Solitude Is Not Isolation
It’s the space where the subconscious solves what the conscious cannot
We live in an age that glorifies constant creation.
Everywhere you look, someone’s building, designing, recording, or producing.
The word creator has become a title - influencer, artist, builder, entrepreneur, all rolled into one.
And yet, the more time I spend in creative work, the more I realize something simple and difficult to accept: You can’t create endlessly.
You need space to think - and more importantly, to not think.
The Creative Paradox
If you’ve ever felt the need to “step away” from your work, you know this paradox.

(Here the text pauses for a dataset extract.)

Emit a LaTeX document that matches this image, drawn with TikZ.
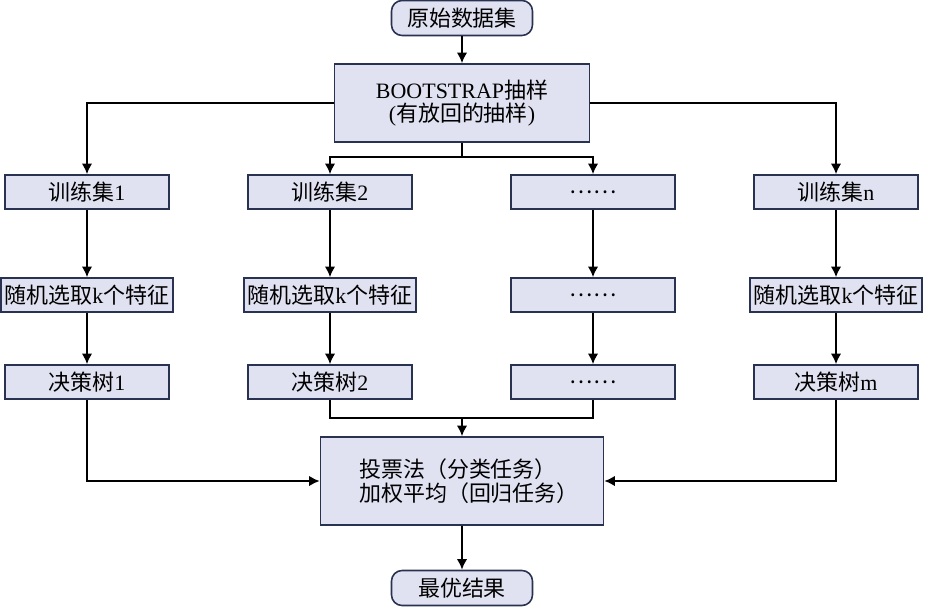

Some of the best ideas don’t come when you’re forcing them - they come when you’re quiet.
Creativity requires rhythm: tension and release, work and rest, noise and silence.
“Without great solitude, no serious work is possible.”
- Pablo Picasso
That solitude isn’t laziness. It’s the space where the subconscious does its work - where problems untangle and patterns reveal themselves.
The Power of Doing Nothing
Philosophers and writers through history have all had their version of “doing nothing.”
Nietzsche walked.
Jung gardened.
Hemingway fished.
Alan Watts sat by the water and simply thought.
It wasn’t procrastination. It was part of the process.
They knew that silence isn’t the absence of work - it’s a different kind of work.
When you step away from the desk, your conscious mind rests, but your subconscious starts to process.
You stop forcing ideas, and start allowing them.
The Science Behind It
Your brain works in two main states: the active mode (focused, deliberate, logical) and the diffuse mode (relaxed, associative, creative).
The diffuse mode is where intuition and insight live. It’s what activates when you say, “Let me sleep on it.”
Neuroscientists have found that this state allows your brain to make distant connections - the kind you can’t make while staring at the screen.
That’s why you often wake up with clarity, or get an idea mid-shower.
Your subconscious has been quietly solving what your conscious mind couldn’t.
“Until you make the unconscious conscious, it will direct your life and you will call it fate.”
- Carl Jung
Creativity, in that sense, is less about effort and more about trust.
You have to trust that the mind will bring you what you need - but only if you give it the room to breathe.
The Myth of Constant Output
In 2025, everyone online is a “creator.” The word has become synonymous with productivity - as if your worth is tied to how often you post, publish, or produce.
But the truth is, creativity isn’t found in constant motion.
It’s found in deep observation, stillness, and solitude.
If you want your work to have depth, you need time away from it.
Walk. Read. Cook. Sit outside and listen.
“Stop measuring days by degree of productivity and start experiencing them by degree of presence.”
- Alan Watts
Doing nothing isn’t a waste of time.
It’s giving your creativity oxygen.
Letting Ideas Ripen
If you’re stuck, don’t panic.
Don’t force yourself to “grind harder.”
The mind, like a field, needs seasons of rest to grow something worth harvesting.
Every creative breakthrough I’ve had came when I finally let go.
When I stopped forcing an answer and gave my mind permission to wander.
That’s when ideas arrive - not on command, but in their own time.
So give yourself permission to pause.
To step away.
To let silence do its quiet work.
Because sometimes, the most productive thing you can do is nothing at all.